## INFORMATION SHOWN
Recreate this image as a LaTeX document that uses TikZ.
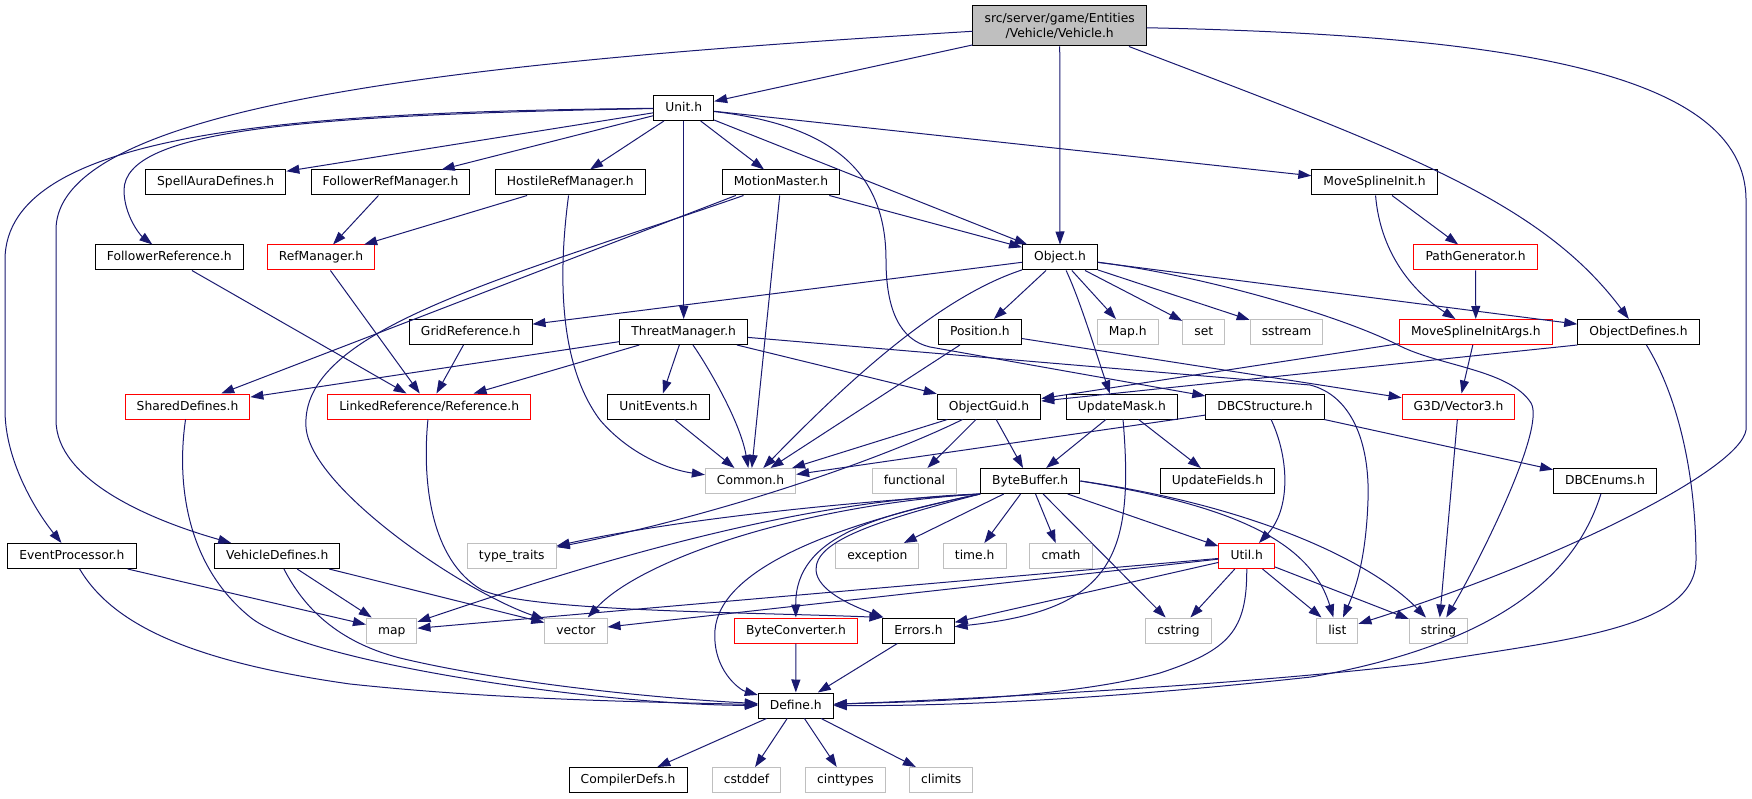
\documentclass[tikz,border=0pt]{standalone}
\usepackage{fontspec}
\setmainfont{DejaVu Sans}
\usetikzlibrary{arrows.meta}
\definecolor{edgeblue}{HTML}{191970}
\definecolor{sysgray}{HTML}{BFBFBF}

\begin{document}
\begin{tikzpicture}[x=1pt,y=-1pt,
  box/.style={draw, rectangle, line width=1pt, minimum height=25pt, inner xsep=11.6pt, inner ysep=0pt, font=\fontsize{12.3}{15.5}\selectfont},
  hdr/.style={box, text height=9pt, text depth=2pt},
  sys/.style={hdr, draw=sysgray},
  cut/.style={hdr, draw=red},
  dep/.style={draw=edgeblue, line width=1pt, -{Triangle[length=13pt,width=9pt]}}]
\useasboundingbox (0,0) rectangle (1752,799);

\node[box, fill=sysgray, align=center, minimum height=40pt] (veh) at (1059.7,26) {src/server/game/Entities\\/Vehicle/Vehicle.h};
\node[hdr] (unit) at (683.7,108) {Unit.h};
\node[hdr] (spell) at (215.7,182.5) {SpellAuraDefines.h};
\node[hdr] (frm) at (390.5,182.5) {FollowerRefManager.h};
\node[hdr] (hrm) at (570.3,182.5) {HostileRefManager.h};
\node[hdr] (mm) at (781,182.5) {MotionMaster.h};
\node[hdr] (msi) at (1374.5,182.5) {MoveSplineInit.h};
\node[hdr] (fref) at (169.3,257.5) {FollowerReference.h};
\node[cut] (refm) at (321,257.5) {RefManager.h};
\node[hdr] (obj) at (1060,257.5) {Object.h};
\node[cut] (pgen) at (1475.6,257.5) {PathGenerator.h};
\node[hdr] (gref) at (470.7,332) {GridReference.h};
\node[hdr] (tm) at (683.7,332) {ThreatManager.h};
\node[hdr] (pos) at (979.9,332) {Position.h};
\node[sys] (maph) at (1127.8,332) {Map.h};
\node[sys] (stdset) at (1203.8,332) {set};
\node[sys] (sstr) at (1286.5,332) {sstream};
\node[cut] (msia) at (1475.8,332) {MoveSplineInitArgs.h};
\node[hdr] (odef) at (1638.5,332) {ObjectDefines.h};
\node[cut] (sd) at (187.5,406.5) {SharedDefines.h};
\node[cut] (lref) at (429.2,406.5) {LinkedReference/Reference.h};
\node[hdr] (ue) at (658.5,406.5) {UnitEvents.h};
\node[hdr] (og) at (989,406.5) {ObjectGuid.h};
\node[hdr] (um) at (1121.9,406.5) {UpdateMask.h};
\node[hdr] (dbcs) at (1265,406.5) {DBCStructure.h};
\node[cut] (v3) at (1458.5,406.5) {G3D/Vector3.h};
\node[sys] (common) at (750.5,481) {Common.h};
\node[sys] (func) at (914.4,481) {functional};
\node[hdr] (bb) at (1030.2,481) {ByteBuffer.h};
\node[hdr] (uf) at (1217.5,481) {UpdateFields.h};
\node[hdr] (dbce) at (1605,481) {DBCEnums.h};
\node[hdr] (evp) at (71.9,556) {EventProcessor.h};
\node[hdr] (vdef) at (277.2,556) {VehicleDefines.h};
\node[sys] (tt) at (511.8,556) {type\_traits};
\node[sys] (exc) at (877.3,556) {exception};
\node[sys] (timeh) at (974.7,556) {time.h};
\node[sys] (cmath) at (1061,556) {cmath};
\node[cut] (util) at (1246.7,556) {Util.h};
\node[sys] (maps) at (391.7,630.5) {map};
\node[sys] (vec) at (575.9,630.5) {vector};
\node[cut] (bc) at (796,630.5) {ByteConverter.h};
\node[hdr] (err) at (918.5,630.5) {Errors.h};
\node[sys] (cstr) at (1178.5,630.5) {cstring};
\node[sys] (list) at (1337.3,630.5) {list};
\node[sys] (str) at (1438.6,630.5) {string};
\node[hdr] (def) at (795.8,705.5) {Define.h};
\node[hdr] (cdefs) at (628.1,780) {CompilerDefs.h};
\node[sys] (cstddef) at (746.5,780) {cstddef};
\node[sys] (cint) at (845.4,780) {cinttypes};
\node[sys] (climits) at (941.2,780) {climits};

\draw[dep] (veh) -- (unit);
\draw[dep] (veh) -- (obj);
\draw[dep] ([xshift=-18pt]veh.south east) .. controls (1400,150) and (1540,200) .. (odef);
\draw[dep] (veh) .. controls (500,60) and (56,100) .. (56,230) -- (56,420) .. controls (56,480) and (150,520) .. (vdef);
\draw[dep] (veh) .. controls (1500,35) and (1746,70) .. (1746,200) -- (1746,430) .. controls (1740,470) and (1560,560) .. (list);

\draw[dep] (unit) .. controls (300,112) and (5,130) .. (5,260) -- (5,410) .. controls (5,460) and (35,510) .. (evp);
\draw[dep] (unit) .. controls (300,115) and (125,130) .. (124,190) .. controls (124,215) and (140,235) .. (fref);
\draw[dep] (unit) -- (spell);
\draw[dep] (unit) -- (frm);
\draw[dep] (unit) -- (hrm);
\draw[dep] (unit) -- (mm);
\draw[dep] (unit) -- (tm);
\draw[dep] (unit) -- (obj);
\draw[dep] (unit) -- (msi);
\draw[dep] (unit) .. controls (830,125) and (886,170) .. (886,260) .. controls (886,310) and (900,340) .. (930,347) -- (dbcs);

\draw[dep] (frm) -- (refm);
\draw[dep] (hrm) -- (refm);
\draw[dep] (hrm) .. controls (560,260) and (555,360) .. (600,420) .. controls (630,455) and (670,470) .. (common);

\draw[dep] ([xshift=14pt]mm.south west) -- (sd);
\draw[dep] (mm) .. controls (500,280) and (300,330) .. (306,427) .. controls (310,487) and (460,590) .. (vec);
\draw[dep] (mm) -- (common);
\draw[dep] (mm) -- (obj);

\draw[dep] (msi) -- (pgen);
\draw[dep] (msi) .. controls (1380,250) and (1410,290) .. (msia);
\draw[dep] (pgen) -- (msia);

\draw[dep] (refm) -- (lref);
\draw[dep] (fref) -- (lref);
\draw[dep] (gref) -- (lref);

\draw[dep] (obj) -- (gref);
\draw[dep] (obj) .. controls (930,300) and (830,400) .. (common);
\draw[dep] (obj) -- (pos);
\draw[dep] (obj) -- (maph);
\draw[dep] (obj) -- (stdset);
\draw[dep] (obj) -- (sstr);
\draw[dep] (obj) .. controls (1080,300) and (1095,350) .. ([xshift=-12pt]um.north);
\draw[dep] (obj) -- (odef);
\draw[dep] (obj) .. controls (1200,275) and (1340,315) .. (1400,346) .. controls (1440,366) and (1510,370) .. (1531,403) .. controls (1546,428) and (1480,560) .. (str);

\draw[dep] (pos) -- (common);
\draw[dep] (pos) -- (v3);

\draw[dep] (tm) -- (sd);
\draw[dep] (tm) -- (lref);
\draw[dep] (tm) -- (ue);
\draw[dep] (tm) .. controls (705,362) and (740,420) .. (common);
\draw[dep] (tm) -- (og);
\draw[dep] (tm) -- (1310,385) .. controls (1350,395) and (1370,440) .. (1368,500) .. controls (1366,560) and (1355,590) .. (list);

\draw[dep] (msia) -- (og);
\draw[dep] (msia) -- (v3);
\draw[dep] (odef.south west) -- (og);
\draw[dep] (odef) .. controls (1680,400) and (1696,480) .. (1696,560) .. controls (1696,630) and (1560,640) .. (1424,663) .. controls (1250,685) and (950,700) .. (def);

\draw[dep] (ue) -- (common);
\draw[dep] (og) -- (common);
\draw[dep] (og) .. controls (880,460) and (720,515) .. (tt);
\draw[dep] (og) -- (func);
\draw[dep] (og) -- (bb);

\draw[dep] (um) -- (bb);
\draw[dep] (um) -- (uf);
\draw[dep] (um) .. controls (1135,560) and (1110,610) .. (err);

\draw[dep] (dbcs) -- (common);
\draw[dep] (dbcs) .. controls (1290,460) and (1290,510) .. (util);
\draw[dep] (dbcs) -- (dbce);
\draw[dep] (dbce) .. controls (1580,560) and (1520,640) .. (1311,677) .. controls (1100,700) and (950,706) .. (def);

\draw[dep] (v3) -- (str);

\draw[dep] (bb.south west) .. controls (800,505) and (650,525) .. (tt);
\draw[dep] (bb.south west) .. controls (800,500) and (600,560) .. (maps);
\draw[dep] (bb.south west) .. controls (800,505) and (640,560) .. (vec);
\draw[dep] (bb.south west) .. controls (830,525) and (720,570) .. (715,630) .. controls (712,670) and (740,690) .. (def);
\draw[dep] (bb.south west) .. controls (880,515) and (795,535) .. (bc);
\draw[dep] (bb.south west) .. controls (880,520) and (815,540) .. (816,570) .. controls (817,590) and (850,605) .. (err);
\draw[dep] (bb) -- (exc);
\draw[dep] (bb) -- (timeh);
\draw[dep] (bb) -- (cmath);
\draw[dep] (bb) -- (util);
\draw[dep] (bb) -- (cstr);
\draw[dep] (bb.east) .. controls (1230,505) and (1310,540) .. (list);
\draw[dep] (bb.east) .. controls (1250,505) and (1370,560) .. (str);

\draw[dep] (util) -- (maps);
\draw[dep] (util) -- (vec);
\draw[dep] (util) -- (err);
\draw[dep] (util) -- (cstr);
\draw[dep] (util) -- (list);
\draw[dep] (util) -- (str);
\draw[dep] (util) .. controls (1247,630) and (1230,650) .. (1160,673) .. controls (1060,700) and (900,702) .. (def);

\draw[dep] (err) -- ([xshift=22pt]def.north);
\draw[dep] (bc) -- (def);
\draw[dep] (evp) -- (maps);
\draw[dep] (evp) .. controls (110,620) and (180,660) .. (350,684) .. controls (500,700) and (650,702) .. (def);
\draw[dep] (vdef) -- (maps);
\draw[dep] (vdef) -- (vec);
\draw[dep] (vdef) .. controls (300,600) and (330,640) .. (400,658) .. controls (500,682) and (650,698) .. (def);
\draw[dep] (sd) .. controls (178,470) and (180,560) .. (250,617) .. controls (306,663) and (600,705) .. (def);
\draw[dep] (lref) .. controls (422,480) and (430,560) .. (482,590) .. controls (530,612) and (750,612) .. (err.north west);

\draw[dep] (def) -- (cdefs);
\draw[dep] (def) -- (cstddef);
\draw[dep] (def) -- (cint);
\draw[dep] (def) -- (climits);
\end{tikzpicture}
\end{document}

## SET PROBLEM
Everything from the first line to the line with "(0,0) rectangle (1752,799);" must be repeated exactly, and nothing else. Leave the pictures out.

## EXERCISE ANSWER
Recreate this image as a LaTeX document that uses TikZ.
\documentclass[tikz,border=0pt]{standalone}
\usepackage{fontspec}
\setmainfont{DejaVu Sans}
\usetikzlibrary{arrows.meta}
\definecolor{edgeblue}{HTML}{191970}
\definecolor{sysgray}{HTML}{BFBFBF}

\begin{document}
\begin{tikzpicture}[x=1pt,y=-1pt,
  box/.style={draw, rectangle, line width=1pt, minimum height=25pt, inner xsep=11.6pt, inner ysep=0pt, font=\fontsize{12.3}{15.5}\selectfont},
  hdr/.style={box, text height=9pt, text depth=2pt},
  sys/.style={hdr, draw=sysgray},
  cut/.style={hdr, draw=red},
  dep/.style={draw=edgeblue, line width=1pt, -{Triangle[length=13pt,width=9pt]}}]
\useasboundingbox (0,0) rectangle (1752,799);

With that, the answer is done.